By Maria L. La Ganga, Los Angeles Times –
LAS VEGAS — As the only Republican candidate for president to address Nevada’s oldest Latino political organization Wednesday morning, Rep. Ron Paul got high marks for bravery. All were invited; only he showed up.
He was cheered by members of Hispanics in Politics when he talked about bringing American troops home from “wars we shouldn’t be involved in.” The audience — dozens of politically active Latinos who gathered in an eastside community center — applauded Paul the civil libertarian when he slammed drug laws that unfairly target minorities. They even cheered his defense of the gold standard.
Immigration, however, was another story.
The 12-term Texas congressman spent the better part of a 25-minute address thinking aloud about the thorny subject. He talked about how Americans are more accepting of outsiders when the economy is good, but when trouble looms there is a search for scapegoats.
“I believe Hispanics have been used as scapegoats, to say, they’re the problem instead of being a symptom maybe of a problem with the welfare state,” Paul told the group. “In Nazi Germany they had to have scapegoats to blame and they turned on the Jews.
“Now there’s a lot of antagonism and resentment turned just automatically on immigrants,” he continued. “You say, no not immigrants, it’s just illegal immigrants. I do believe in legal immigration. I want to have a provision to obey those laws. You have to understand this in the context of the economy.”
Paul said he’s not one of those politicians who believes that “barbed wire fences and guns on our border will solve any of our problems.” That’s not, he said, the American way. And he doesn’t think that a national identification card is the way to go.
What the country does need, he said, is “a much better immigration service” fed by more resources. Not that he’d “vote for extra money.” But he does, he told the crowd, have a plan.
“If we want more immigration services and a fairer system and make it more efficient, why don’t we take the moneys we’re wasting trying to settle the problems between the borders, between Afghanistan and Pakistan,” he said to warm applause. “Bring those troops home and use those resources to have a much more efficient system here at home.”

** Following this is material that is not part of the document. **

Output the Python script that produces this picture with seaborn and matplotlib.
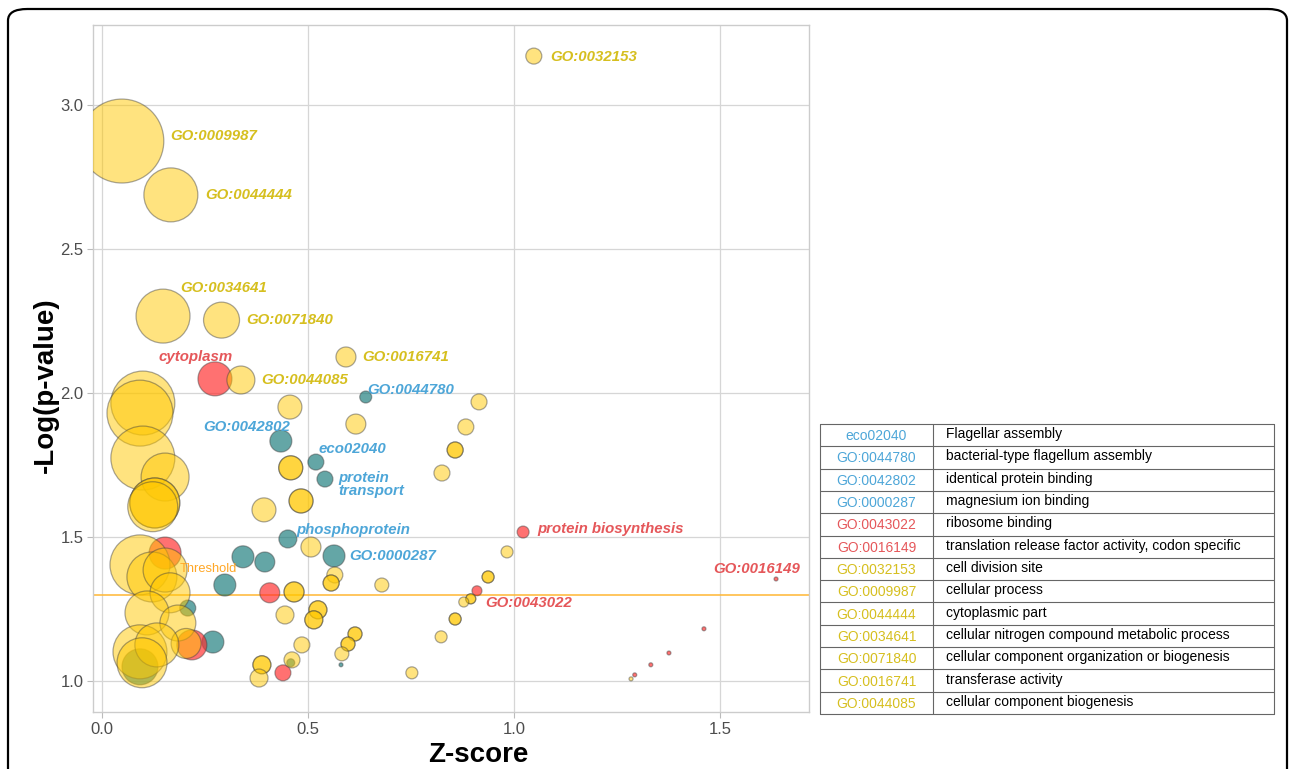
import numpy as np
import pandas as pd
import matplotlib
matplotlib.use("Agg")
import matplotlib.pyplot as plt
import seaborn as sns
from matplotlib.patches import FancyBboxPatch

# ---------------- data ----------------
# yellow (GO) terms
y_z = [1.048, 0.048, 0.167, 0.148, 0.290, 0.592, 0.337, 0.456, 0.616, 0.915, 0.883,
       0.857, 0.857, 0.825, 0.458, 0.458, 0.483, 0.483, 0.393, 0.507, 0.565, 0.556, 0.556,
       0.679, 0.466, 0.466, 0.444, 0.524, 0.524, 0.514, 0.514, 0.614, 0.614, 0.597, 0.597,
       0.582, 0.485, 0.461, 0.388, 0.388, 0.381, 0.752, 0.983, 0.937, 0.937, 0.895, 0.895,
       0.878, 0.857, 0.857, 0.823,
       0.099, 0.092, 0.099, 0.153, 0.128, 0.128, 0.123, 0.092, 0.121, 0.153, 0.165, 0.109,
       0.184, 0.204, 0.092, 0.133, 0.097, 1.284]
y_p = [3.170, 2.875, 2.688, 2.267, 2.253, 2.125, 2.045, 1.951, 1.892, 1.969, 1.882,
       1.802, 1.802, 1.722, 1.740, 1.740, 1.625, 1.625, 1.594, 1.465, 1.368, 1.340, 1.340,
       1.333, 1.309, 1.309, 1.229, 1.247, 1.247, 1.212, 1.212, 1.163, 1.163, 1.128, 1.128,
       1.094, 1.125, 1.073, 1.056, 1.056, 1.010, 1.028, 1.448, 1.361, 1.361, 1.285, 1.285,
       1.274, 1.215, 1.215, 1.153,
       1.965, 1.930, 1.774, 1.708, 1.618, 1.618, 1.605, 1.403, 1.361, 1.385, 1.306, 1.236,
       1.201, 1.130, 1.101, 1.125, 1.063, 1.007]
y_n = [64, 1764, 729, 729, 324, 100, 196, 144, 100, 64, 64,
       64, 64, 64, 144, 144, 144, 144, 144, 100, 64, 64, 64,
       49, 100, 100, 81, 81, 81, 81, 81, 49, 49, 49, 49,
       49, 64, 64, 81, 81, 81, 36, 36, 36, 36, 25, 25,
       25, 36, 36, 36,
       1024, 1089, 1024, 576, 625, 625, 625, 900, 625, 484, 400, 484,
       324, 225, 729, 484, 625, 4]

# red terms
r_z = [0.274, 0.153, 0.407, 0.218, 0.439, 1.022, 0.910, 1.636, 1.461, 1.376, 1.332, 1.293]
r_p = [2.049, 1.444, 1.306, 1.125, 1.028, 1.517, 1.313, 1.354, 1.181, 1.097, 1.056, 1.021]
r_n = [289, 256, 100, 225, 64, 36, 25, 4, 4, 4, 4, 4]

# teal terms
t_z = [0.640, 0.434, 0.519, 0.541, 0.451, 0.563, 0.342, 0.395, 0.298, 0.208, 0.269, 0.092, 0.458, 0.580]
t_p = [1.986, 1.833, 1.760, 1.701, 1.493, 1.434, 1.431, 1.413, 1.333, 1.253, 1.135, 1.049, 1.063, 1.056]
t_n = [36, 121, 64, 64, 81, 121, 121, 100, 121, 64, 121, 324, 16, 4]

threshold = 1.3

# labels
lab_text = ["GO:0032153", "GO:0009987", "GO:0044444", "GO:0034641", "GO:0071840",
            "cytoplasm", "GO:0016741", "GO:0044085", "GO:0044780", "GO:0042802",
            "eco02040", "protein\ntransport", "phosphoprotein", "GO:0000287",
            "protein biosynthesis", "GO:0016149", "GO:0043022"]
lab_group = ["yellow", "yellow", "yellow", "yellow", "yellow",
             "red", "yellow", "yellow", "teal", "teal",
             "teal", "teal", "teal", "teal",
             "red", "red", "red"]
lab_z = [1.087, 0.165, 0.250, 0.189, 0.349, 0.138, 0.631, 0.386, 0.643, 0.245,
         0.526, 0.573, 0.471, 0.599, 1.056, 1.483, 0.929]
lab_p = [3.167, 2.892, 2.688, 2.365, 2.253, 2.125, 2.125, 2.045, 2.010, 1.882,
         1.806, 1.681, 1.525, 1.434, 1.528, 1.389, 1.271]

table_codes = ["eco02040", "GO:0044780", "GO:0042802", "GO:0000287", "GO:0043022",
               "GO:0016149", "GO:0032153", "GO:0009987", "GO:0044444", "GO:0034641",
               "GO:0071840", "GO:0016741", "GO:0044085"]
table_group = ["teal"] * 4 + ["red"] * 2 + ["yellow"] * 7
table_desc = ["Flagellar assembly", "bacterial-type flagellum assembly",
              "identical protein binding", "magnesium ion binding", "ribosome binding",
              "translation release factor activity, codon specific", "cell division site",
              "cellular process", "cytoplasmic part",
              "cellular nitrogen compound metabolic process",
              "cellular component organization or biogenesis", "transferase activity",
              "cellular component biogenesis"]

# ---------------- styling ----------------
sns.set_theme(style="whitegrid")
plt.rcParams['font.family'] = ['Liberation Sans', 'DejaVu Sans']

point_colors = {"yellow": (1.0, 0.784, 0.0, 0.5),
                "red": (1.0, 0.18, 0.18, 0.68),
                "teal": (0.08, 0.47, 0.47, 0.66)}
text_colors = {"yellow": "#D6BF1F", "red": "#E5575A", "teal": "#4DA6D8"}

df = pd.concat([
    pd.DataFrame({"z": t_z, "logp": t_p, "n": t_n, "group": "teal"}),
    pd.DataFrame({"z": r_z, "logp": r_p, "n": r_n, "group": "red"}),
    pd.DataFrame({"z": y_z, "logp": y_p, "n": y_n, "group": "yellow"}),
], ignore_index=True)

W, H = 1290, 769
fig = plt.figure(figsize=(W / 100, H / 100), dpi=100)
ax = fig.add_axes([93 / W, 1 - 712 / H, 716 / W, 687 / H])

sns.scatterplot(data=df, x="z", y="logp", hue="group", size="n",
                palette=point_colors, sizes=(0, 2.07 * 2000), size_norm=(0, 2000),
                edgecolor=(0.25, 0.25, 0.25, 0.45), linewidth=0.9,
                legend=False, ax=ax, zorder=3)

ax.axhline(threshold, color="#FFB733", lw=1.1, zorder=2)
ax.text(0.188, 1.388, "Threshold", color="#FFA726", fontsize=9.3, va="center", ha="left", zorder=4)

for t, g, zx, py in zip(lab_text, lab_group, lab_z, lab_p):
    ax.text(zx, py, t, color=text_colors[g], fontsize=10.8, fontweight="bold",
            fontstyle="italic", ha="left", va="center", linespacing=0.9, zorder=5)

ax.set_xlim(-0.022, 1.716)
ax.set_ylim(0.892, 3.278)
ax.set_xticks([0.0, 0.5, 1.0, 1.5])
ax.set_yticks([1.0, 1.5, 2.0, 2.5, 3.0])
ax.set_xticklabels(["0.0", "0.5", "1.0", "1.5"])
ax.set_yticklabels(["1.0", "1.5", "2.0", "2.5", "3.0"])
ax.tick_params(axis="both", colors="#BBBBBB", labelcolor="#4D4D4D", labelsize=12,
               length=4, width=0.8, left=True, bottom=True, pad=3)
ax.grid(True, color="#D6D6D6", lw=0.9)
for s in ax.spines.values():
    s.set_color("#CCCCCC")
    s.set_linewidth(1.0)

ax.set_xlabel("Z-score", fontsize=20, fontweight="bold", color="black")
ax.xaxis.set_label_coords((478 - 93) / 716, -0.043)
ax.set_ylabel("-Log(p-value)", fontsize=20, fontweight="bold", color="black")
ax.yaxis.set_label_coords(-0.048, 1 - (385 - 25) / 687)

# ---------------- table ----------------
tax = fig.add_axes([820 / W, 1 - 714 / H, 454 / W, 290 / H])
tax.set_xlim(0, 454)
tax.set_ylim(290, 0)
tax.axis("off")
nrow = len(table_codes)
rh = 290 / nrow
lc = "#666666"
for i in range(nrow + 1):
    tax.plot([0, 454], [i * rh, i * rh], color=lc, lw=0.8, clip_on=False)
for xv in [0, 113, 454]:
    tax.plot([xv, xv], [0, 290], color=lc, lw=0.8, clip_on=False)
for i, (c, g, d) in enumerate(zip(table_codes, table_group, table_desc)):
    yc = (i + 0.5) * rh
    tax.text(56.5, yc + 1, c, color=text_colors[g], fontsize=10, ha="center", va="center")
    tax.text(126, yc - 1, d, color="black", fontsize=10, ha="left", va="center")

# rounded frame around the figure
frame = FancyBboxPatch((8 / W, -0.2), (1287 - 8) / W, (H - 9) / H + 0.2,
                       boxstyle="round,pad=0,rounding_size=0.015",
                       transform=fig.transFigure, fill=False, ec="black", lw=1.6,
                       clip_on=False)
fig.patches.append(frame)

fig.savefig("out.png", dpi=100)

Paul was strong on sentiment but slight on specifics for how to address the difficult issue. He wouldn’t just ship millions of illegal immigrants home. And he said he thinks it’s an injustice to send young people back to countries of origin they never knew if they were brought to this country illegally as babies.
“In order to clarify it,” Paul said, “if people have been here for so many years, and they don’t qualify for being rounded up and sent back to the country of origin, get them a work card. Even put an asterisk on it.”
He was very clear about one immigration issue though. At the end of his speech, a young woman asked how Paul felt about the Dream Act, which provides a path to citizenship for minors who came to this country illegally.
“I can’t endorse the Dream Act, because there’s a lot of money involved,” he told the silent crowd. “There’s a lot of subsidies in there, billions of dollars. That’s a little bit different from what I’ve been talking about, taking money from one group and giving it to another and thinking we’re going to solve these problems. I really don’t think that is the case.”
Hispanics in Politics is a non-partisan organization, and many of the people Paul addressed were Democrats and unable to caucus on Saturday. Many were also skeptical.
Annette Raveneau, who works for a non-profit organization called Know Your Care, said she was unimpressed by his discussion of immigration in general and the Dream Act in particular.
“My concern was with the dreamers,” she said, referring the young people who would be impacted if the law passed. “The question was about what is he going to do for them to stay here. He was very, blah, blah, blah about it. He didn’t really answer the question.”
Linda Cavazos, a former teacher and former Republican, had similar concerns about the fate of young people brought here as babies and educated in American schools.
“They don’t want to take their talents elsewhere and go back to Mexico when they’re a doctor, lawyer, engineer,” said Cavazos, who is now a marriage and family therapist. “I was disappointed in his answer. … I have to say that I do agree with a lot of his positions on individual liberties.”